▶ **Written task**
Everything from the first line down to the line containing "POST_T0, POST_DT = 172.0, 2.0" should be reproduced exactly; please include nothing else.

-=-=-=-=-

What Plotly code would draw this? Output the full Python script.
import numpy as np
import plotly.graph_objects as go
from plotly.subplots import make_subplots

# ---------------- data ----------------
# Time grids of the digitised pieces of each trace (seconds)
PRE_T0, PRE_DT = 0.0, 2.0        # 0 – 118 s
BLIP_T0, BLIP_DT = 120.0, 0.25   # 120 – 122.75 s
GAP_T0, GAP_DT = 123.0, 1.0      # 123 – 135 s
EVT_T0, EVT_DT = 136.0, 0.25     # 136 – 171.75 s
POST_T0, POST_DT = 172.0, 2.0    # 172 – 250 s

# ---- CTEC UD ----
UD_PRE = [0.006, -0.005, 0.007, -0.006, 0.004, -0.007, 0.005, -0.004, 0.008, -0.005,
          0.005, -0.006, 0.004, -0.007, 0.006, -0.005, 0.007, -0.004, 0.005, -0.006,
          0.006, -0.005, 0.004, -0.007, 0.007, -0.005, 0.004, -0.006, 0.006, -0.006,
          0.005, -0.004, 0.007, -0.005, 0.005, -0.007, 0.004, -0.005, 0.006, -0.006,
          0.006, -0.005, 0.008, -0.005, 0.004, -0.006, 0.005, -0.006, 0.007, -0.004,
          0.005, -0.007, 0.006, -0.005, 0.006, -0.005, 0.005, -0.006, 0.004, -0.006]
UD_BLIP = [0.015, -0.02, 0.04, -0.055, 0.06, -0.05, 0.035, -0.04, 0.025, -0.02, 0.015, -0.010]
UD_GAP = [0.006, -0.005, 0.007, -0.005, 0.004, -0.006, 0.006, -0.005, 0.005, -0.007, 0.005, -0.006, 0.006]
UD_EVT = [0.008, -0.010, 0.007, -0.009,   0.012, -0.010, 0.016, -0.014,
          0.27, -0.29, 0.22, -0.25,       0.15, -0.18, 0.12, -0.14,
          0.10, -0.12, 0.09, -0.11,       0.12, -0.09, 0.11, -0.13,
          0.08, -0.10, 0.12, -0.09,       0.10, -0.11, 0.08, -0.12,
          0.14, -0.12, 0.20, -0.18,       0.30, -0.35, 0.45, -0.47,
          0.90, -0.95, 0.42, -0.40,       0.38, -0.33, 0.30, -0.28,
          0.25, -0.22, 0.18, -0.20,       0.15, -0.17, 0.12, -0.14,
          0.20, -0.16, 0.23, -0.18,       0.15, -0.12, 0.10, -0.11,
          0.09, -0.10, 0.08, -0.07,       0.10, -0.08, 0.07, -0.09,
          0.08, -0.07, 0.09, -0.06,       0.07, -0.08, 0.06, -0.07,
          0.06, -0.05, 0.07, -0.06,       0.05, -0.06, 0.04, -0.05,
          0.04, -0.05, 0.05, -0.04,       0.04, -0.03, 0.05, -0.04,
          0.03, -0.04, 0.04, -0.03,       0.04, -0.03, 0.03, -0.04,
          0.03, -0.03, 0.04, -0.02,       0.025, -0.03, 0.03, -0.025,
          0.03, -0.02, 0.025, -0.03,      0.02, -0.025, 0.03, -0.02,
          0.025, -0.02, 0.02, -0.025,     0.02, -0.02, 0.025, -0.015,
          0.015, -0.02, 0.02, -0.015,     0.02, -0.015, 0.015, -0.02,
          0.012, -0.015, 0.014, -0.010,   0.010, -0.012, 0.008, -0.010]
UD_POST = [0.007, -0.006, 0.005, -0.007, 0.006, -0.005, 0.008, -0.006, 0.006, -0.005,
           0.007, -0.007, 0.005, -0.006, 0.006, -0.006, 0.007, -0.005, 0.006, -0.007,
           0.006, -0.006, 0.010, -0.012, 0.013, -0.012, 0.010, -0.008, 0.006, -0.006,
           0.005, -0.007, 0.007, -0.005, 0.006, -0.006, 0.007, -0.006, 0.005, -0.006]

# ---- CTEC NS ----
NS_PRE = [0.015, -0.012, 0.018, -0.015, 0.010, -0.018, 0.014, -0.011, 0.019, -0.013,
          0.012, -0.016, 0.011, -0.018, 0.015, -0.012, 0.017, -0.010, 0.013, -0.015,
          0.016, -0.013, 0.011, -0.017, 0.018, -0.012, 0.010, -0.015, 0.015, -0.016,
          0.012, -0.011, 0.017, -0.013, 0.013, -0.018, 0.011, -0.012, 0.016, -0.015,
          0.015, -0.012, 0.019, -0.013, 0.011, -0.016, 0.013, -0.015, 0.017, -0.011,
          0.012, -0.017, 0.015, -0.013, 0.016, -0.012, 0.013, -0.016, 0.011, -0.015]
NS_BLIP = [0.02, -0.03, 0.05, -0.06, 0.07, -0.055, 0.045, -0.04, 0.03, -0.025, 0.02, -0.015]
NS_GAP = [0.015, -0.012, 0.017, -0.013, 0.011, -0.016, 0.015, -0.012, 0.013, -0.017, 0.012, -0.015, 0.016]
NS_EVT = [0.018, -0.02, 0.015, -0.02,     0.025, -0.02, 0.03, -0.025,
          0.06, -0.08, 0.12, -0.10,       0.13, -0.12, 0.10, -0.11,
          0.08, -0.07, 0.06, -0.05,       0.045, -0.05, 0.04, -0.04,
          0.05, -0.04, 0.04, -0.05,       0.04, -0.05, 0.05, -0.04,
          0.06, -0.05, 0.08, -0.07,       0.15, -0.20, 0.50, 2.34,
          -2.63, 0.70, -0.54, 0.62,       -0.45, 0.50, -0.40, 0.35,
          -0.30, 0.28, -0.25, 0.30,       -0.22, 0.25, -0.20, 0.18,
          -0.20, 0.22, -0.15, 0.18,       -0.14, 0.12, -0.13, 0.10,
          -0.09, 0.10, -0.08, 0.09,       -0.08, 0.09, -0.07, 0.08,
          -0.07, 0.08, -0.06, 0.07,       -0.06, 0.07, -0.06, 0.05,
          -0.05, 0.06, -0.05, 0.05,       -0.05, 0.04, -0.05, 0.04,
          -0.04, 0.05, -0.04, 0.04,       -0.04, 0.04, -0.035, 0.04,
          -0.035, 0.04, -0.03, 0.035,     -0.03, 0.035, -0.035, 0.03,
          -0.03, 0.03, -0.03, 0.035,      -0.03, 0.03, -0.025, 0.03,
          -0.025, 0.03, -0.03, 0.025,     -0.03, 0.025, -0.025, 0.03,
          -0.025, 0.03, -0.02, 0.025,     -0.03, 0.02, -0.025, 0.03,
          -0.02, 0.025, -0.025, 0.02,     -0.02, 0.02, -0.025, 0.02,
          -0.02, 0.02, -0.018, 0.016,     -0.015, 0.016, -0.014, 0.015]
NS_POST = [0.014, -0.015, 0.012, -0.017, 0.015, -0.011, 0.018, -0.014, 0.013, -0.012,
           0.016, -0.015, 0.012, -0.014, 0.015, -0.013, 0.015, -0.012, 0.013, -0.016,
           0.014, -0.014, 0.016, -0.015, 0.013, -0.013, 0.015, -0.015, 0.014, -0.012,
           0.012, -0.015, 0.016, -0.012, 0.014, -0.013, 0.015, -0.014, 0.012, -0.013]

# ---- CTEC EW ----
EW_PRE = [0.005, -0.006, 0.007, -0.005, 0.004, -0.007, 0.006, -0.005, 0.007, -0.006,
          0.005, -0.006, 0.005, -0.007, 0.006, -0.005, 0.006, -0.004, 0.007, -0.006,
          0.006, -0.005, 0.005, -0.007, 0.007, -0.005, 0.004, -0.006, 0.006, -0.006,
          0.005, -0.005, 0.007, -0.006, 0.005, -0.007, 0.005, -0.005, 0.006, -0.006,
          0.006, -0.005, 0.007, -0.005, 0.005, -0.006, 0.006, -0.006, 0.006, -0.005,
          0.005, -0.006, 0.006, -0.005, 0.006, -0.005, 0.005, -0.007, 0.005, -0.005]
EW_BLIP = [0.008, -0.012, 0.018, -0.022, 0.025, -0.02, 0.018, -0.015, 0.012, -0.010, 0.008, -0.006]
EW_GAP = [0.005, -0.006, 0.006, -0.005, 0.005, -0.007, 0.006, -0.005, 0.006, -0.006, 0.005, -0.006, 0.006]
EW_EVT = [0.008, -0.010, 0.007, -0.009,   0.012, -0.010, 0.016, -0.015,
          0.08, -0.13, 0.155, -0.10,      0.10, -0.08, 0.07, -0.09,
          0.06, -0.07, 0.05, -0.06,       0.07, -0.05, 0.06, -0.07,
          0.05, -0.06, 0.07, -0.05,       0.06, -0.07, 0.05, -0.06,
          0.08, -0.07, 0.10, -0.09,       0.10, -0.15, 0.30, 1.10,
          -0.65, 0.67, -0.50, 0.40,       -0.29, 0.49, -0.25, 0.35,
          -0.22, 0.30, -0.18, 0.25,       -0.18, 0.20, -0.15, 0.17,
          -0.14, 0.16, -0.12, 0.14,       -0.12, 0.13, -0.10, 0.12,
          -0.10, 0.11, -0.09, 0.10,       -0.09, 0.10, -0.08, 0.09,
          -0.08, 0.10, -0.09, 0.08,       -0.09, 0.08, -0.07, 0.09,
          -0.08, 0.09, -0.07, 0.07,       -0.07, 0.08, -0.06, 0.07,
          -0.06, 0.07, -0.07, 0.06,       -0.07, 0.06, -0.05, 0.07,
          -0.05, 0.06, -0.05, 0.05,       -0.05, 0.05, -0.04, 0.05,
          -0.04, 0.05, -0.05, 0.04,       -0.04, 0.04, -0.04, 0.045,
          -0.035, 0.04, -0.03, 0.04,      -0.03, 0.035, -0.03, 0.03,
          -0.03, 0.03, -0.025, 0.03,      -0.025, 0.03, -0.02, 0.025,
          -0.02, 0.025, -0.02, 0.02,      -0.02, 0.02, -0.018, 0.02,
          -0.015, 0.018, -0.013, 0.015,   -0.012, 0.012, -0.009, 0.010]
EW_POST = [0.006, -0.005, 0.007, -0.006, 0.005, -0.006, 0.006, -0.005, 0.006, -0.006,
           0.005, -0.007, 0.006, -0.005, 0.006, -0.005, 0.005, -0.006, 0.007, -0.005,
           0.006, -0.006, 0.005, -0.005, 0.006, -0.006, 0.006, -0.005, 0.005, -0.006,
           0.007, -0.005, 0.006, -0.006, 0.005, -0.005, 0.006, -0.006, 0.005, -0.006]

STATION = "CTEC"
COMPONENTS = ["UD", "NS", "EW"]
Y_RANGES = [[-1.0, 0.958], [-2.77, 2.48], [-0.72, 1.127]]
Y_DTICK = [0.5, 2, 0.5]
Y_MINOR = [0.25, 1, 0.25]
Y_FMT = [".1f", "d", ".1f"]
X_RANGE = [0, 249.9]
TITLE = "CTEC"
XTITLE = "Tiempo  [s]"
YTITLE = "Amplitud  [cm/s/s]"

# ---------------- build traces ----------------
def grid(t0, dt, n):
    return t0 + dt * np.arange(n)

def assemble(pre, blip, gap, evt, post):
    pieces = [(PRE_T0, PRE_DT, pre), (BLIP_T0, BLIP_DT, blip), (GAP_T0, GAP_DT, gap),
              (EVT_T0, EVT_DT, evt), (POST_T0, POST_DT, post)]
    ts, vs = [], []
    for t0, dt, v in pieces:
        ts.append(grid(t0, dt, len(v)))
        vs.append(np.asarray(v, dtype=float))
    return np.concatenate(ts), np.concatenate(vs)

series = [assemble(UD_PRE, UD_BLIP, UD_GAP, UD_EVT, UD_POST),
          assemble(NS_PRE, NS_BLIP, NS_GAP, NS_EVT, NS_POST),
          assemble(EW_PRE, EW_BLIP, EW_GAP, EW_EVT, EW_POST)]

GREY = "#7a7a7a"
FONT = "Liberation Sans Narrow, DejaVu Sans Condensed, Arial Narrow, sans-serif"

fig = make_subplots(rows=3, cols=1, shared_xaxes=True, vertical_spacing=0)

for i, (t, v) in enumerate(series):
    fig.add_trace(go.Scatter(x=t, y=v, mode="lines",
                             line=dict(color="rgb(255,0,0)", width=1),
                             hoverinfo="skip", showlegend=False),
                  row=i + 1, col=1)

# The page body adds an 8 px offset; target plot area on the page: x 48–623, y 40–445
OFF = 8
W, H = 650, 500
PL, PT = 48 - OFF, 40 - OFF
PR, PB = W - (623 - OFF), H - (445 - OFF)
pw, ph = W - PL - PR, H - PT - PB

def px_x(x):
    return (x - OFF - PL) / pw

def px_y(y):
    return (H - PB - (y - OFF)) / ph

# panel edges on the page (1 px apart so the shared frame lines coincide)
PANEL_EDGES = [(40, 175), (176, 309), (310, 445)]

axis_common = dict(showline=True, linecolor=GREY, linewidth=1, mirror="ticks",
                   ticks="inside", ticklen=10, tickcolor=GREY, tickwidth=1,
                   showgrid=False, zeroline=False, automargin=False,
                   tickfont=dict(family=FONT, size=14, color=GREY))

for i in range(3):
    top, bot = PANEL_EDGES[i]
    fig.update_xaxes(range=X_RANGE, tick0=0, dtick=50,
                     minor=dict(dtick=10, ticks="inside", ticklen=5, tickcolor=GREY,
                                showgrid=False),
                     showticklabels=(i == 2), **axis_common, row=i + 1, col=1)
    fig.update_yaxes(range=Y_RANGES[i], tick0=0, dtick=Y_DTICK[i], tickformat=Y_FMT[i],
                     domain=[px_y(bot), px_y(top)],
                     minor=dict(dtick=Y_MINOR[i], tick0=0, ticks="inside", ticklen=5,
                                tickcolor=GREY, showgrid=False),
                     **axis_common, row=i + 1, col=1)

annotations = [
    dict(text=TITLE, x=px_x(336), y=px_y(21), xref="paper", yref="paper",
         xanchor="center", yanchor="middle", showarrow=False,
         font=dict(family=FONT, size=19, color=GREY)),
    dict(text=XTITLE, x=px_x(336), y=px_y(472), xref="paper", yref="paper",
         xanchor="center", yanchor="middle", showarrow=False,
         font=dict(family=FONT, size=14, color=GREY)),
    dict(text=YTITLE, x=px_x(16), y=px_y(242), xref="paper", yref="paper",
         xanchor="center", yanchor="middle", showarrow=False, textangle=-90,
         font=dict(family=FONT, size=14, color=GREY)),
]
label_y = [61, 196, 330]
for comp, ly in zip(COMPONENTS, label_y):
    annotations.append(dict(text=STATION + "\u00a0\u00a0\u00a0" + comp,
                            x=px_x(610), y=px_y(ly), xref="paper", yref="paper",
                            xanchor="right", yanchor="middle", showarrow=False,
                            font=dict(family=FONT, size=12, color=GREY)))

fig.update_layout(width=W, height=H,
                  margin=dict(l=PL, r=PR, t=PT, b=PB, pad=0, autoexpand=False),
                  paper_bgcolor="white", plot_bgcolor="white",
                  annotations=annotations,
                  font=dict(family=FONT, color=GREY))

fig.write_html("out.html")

-=-=-=-=-

▶ **Output below**
What Plotly code would draw this? Output the full Python script.
import numpy as np
import plotly.graph_objects as go
from plotly.subplots import make_subplots

# ---------------- data ----------------
# Time grids of the digitised pieces of each trace (seconds)
PRE_T0, PRE_DT = 0.0, 2.0        # 0 – 118 s
BLIP_T0, BLIP_DT = 120.0, 0.25   # 120 – 122.75 s
GAP_T0, GAP_DT = 123.0, 1.0      # 123 – 135 s
EVT_T0, EVT_DT = 136.0, 0.25     # 136 – 171.75 s
POST_T0, POST_DT = 172.0, 2.0    # 172 – 250 s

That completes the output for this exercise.